• **TASK BRIEF**
Retype the run of lines that opens with the line containing "Rebuild this chart" and closes with the line containing "ax.axis('off')", exactly and inclusively, but skip the pictures.

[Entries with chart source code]
··········

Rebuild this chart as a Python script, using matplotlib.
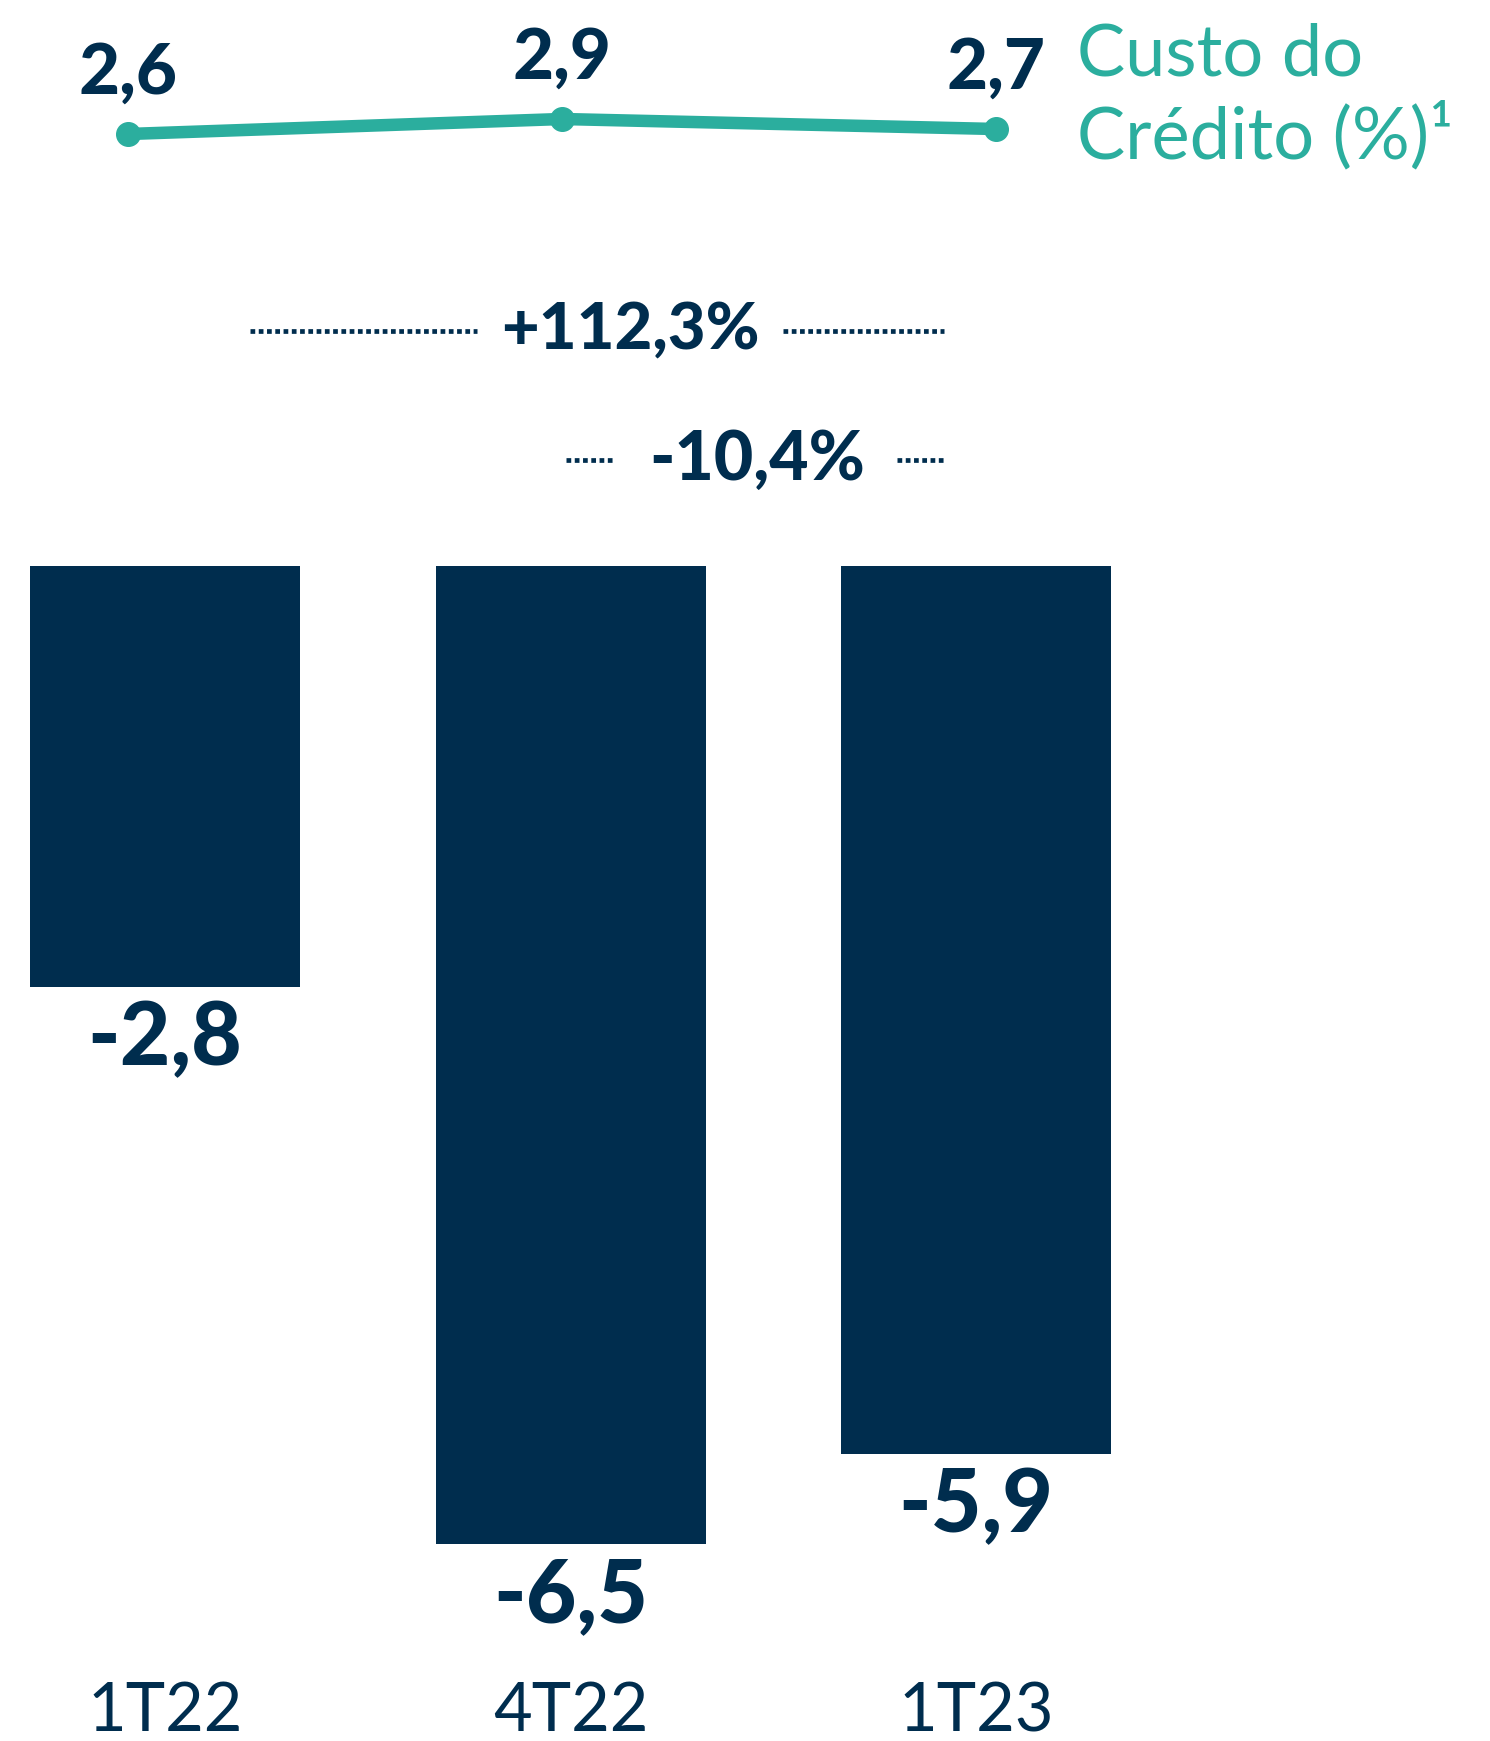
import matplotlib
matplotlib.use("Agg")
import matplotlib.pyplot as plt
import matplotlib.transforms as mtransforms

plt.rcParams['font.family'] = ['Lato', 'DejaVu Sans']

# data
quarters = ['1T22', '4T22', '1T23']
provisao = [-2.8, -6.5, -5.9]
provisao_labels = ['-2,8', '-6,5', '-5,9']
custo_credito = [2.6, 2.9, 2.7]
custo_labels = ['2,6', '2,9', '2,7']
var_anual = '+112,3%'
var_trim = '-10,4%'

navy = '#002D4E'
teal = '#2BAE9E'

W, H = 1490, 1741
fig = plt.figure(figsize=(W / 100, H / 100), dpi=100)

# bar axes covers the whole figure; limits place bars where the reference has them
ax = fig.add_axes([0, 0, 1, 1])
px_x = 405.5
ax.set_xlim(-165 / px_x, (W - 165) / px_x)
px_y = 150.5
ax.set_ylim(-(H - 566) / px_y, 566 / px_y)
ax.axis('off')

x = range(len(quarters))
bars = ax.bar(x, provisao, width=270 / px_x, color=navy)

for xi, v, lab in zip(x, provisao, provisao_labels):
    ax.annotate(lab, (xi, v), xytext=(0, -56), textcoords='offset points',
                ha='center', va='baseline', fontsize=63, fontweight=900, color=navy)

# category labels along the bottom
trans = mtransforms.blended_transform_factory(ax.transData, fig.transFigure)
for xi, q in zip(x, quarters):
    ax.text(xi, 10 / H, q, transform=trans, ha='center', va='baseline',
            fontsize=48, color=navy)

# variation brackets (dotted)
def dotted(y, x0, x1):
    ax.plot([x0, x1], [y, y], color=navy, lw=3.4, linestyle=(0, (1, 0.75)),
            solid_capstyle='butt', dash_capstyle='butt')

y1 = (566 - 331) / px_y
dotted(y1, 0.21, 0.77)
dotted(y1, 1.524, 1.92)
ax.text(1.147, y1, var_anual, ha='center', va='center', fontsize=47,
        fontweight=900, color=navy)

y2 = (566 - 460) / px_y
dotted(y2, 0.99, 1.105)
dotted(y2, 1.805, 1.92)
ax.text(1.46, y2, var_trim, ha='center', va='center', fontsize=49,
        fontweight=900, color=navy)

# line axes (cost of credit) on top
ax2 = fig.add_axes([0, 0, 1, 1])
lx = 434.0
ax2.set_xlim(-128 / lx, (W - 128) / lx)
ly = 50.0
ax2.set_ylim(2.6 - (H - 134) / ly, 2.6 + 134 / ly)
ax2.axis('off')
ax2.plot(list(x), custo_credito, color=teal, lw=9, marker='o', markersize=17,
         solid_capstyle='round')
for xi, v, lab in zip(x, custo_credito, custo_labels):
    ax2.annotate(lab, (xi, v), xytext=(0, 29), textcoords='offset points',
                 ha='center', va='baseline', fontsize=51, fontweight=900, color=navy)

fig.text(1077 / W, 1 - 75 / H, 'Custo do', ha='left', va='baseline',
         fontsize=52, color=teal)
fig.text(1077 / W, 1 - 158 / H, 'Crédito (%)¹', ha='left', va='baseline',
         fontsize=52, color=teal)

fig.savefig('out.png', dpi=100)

··········

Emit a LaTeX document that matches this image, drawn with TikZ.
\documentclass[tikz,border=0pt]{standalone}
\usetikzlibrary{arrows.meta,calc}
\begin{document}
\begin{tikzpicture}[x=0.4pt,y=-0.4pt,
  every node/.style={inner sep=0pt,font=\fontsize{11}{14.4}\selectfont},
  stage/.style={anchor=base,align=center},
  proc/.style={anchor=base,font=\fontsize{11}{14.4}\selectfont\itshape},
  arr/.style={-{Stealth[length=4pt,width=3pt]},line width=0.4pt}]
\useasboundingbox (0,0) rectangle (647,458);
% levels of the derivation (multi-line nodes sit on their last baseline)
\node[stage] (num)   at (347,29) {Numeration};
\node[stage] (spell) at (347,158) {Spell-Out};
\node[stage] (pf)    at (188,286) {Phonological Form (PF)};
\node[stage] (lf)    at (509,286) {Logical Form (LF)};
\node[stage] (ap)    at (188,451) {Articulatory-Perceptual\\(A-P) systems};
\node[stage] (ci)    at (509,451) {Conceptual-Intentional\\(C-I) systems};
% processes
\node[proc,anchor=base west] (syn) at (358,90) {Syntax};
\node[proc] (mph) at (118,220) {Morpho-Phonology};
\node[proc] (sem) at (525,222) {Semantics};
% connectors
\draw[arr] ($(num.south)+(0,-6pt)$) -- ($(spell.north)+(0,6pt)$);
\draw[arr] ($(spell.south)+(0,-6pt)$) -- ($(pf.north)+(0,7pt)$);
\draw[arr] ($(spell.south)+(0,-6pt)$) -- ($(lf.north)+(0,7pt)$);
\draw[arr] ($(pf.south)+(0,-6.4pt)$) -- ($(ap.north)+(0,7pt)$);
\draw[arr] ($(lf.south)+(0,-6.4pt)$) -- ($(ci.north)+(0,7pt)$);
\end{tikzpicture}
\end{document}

··········

• **FULL SOLUTION**
Rebuild this chart as a Python script, using matplotlib.
import matplotlib
matplotlib.use("Agg")
import matplotlib.pyplot as plt
import matplotlib.transforms as mtransforms

plt.rcParams['font.family'] = ['Lato', 'DejaVu Sans']

# data
quarters = ['1T22', '4T22', '1T23']
provisao = [-2.8, -6.5, -5.9]
provisao_labels = ['-2,8', '-6,5', '-5,9']
custo_credito = [2.6, 2.9, 2.7]
custo_labels = ['2,6', '2,9', '2,7']
var_anual = '+112,3%'
var_trim = '-10,4%'

navy = '#002D4E'
teal = '#2BAE9E'

W, H = 1490, 1741
fig = plt.figure(figsize=(W / 100, H / 100), dpi=100)

# bar axes covers the whole figure; limits place bars where the reference has them
ax = fig.add_axes([0, 0, 1, 1])
px_x = 405.5
ax.set_xlim(-165 / px_x, (W - 165) / px_x)
px_y = 150.5
ax.set_ylim(-(H - 566) / px_y, 566 / px_y)
ax.axis('off')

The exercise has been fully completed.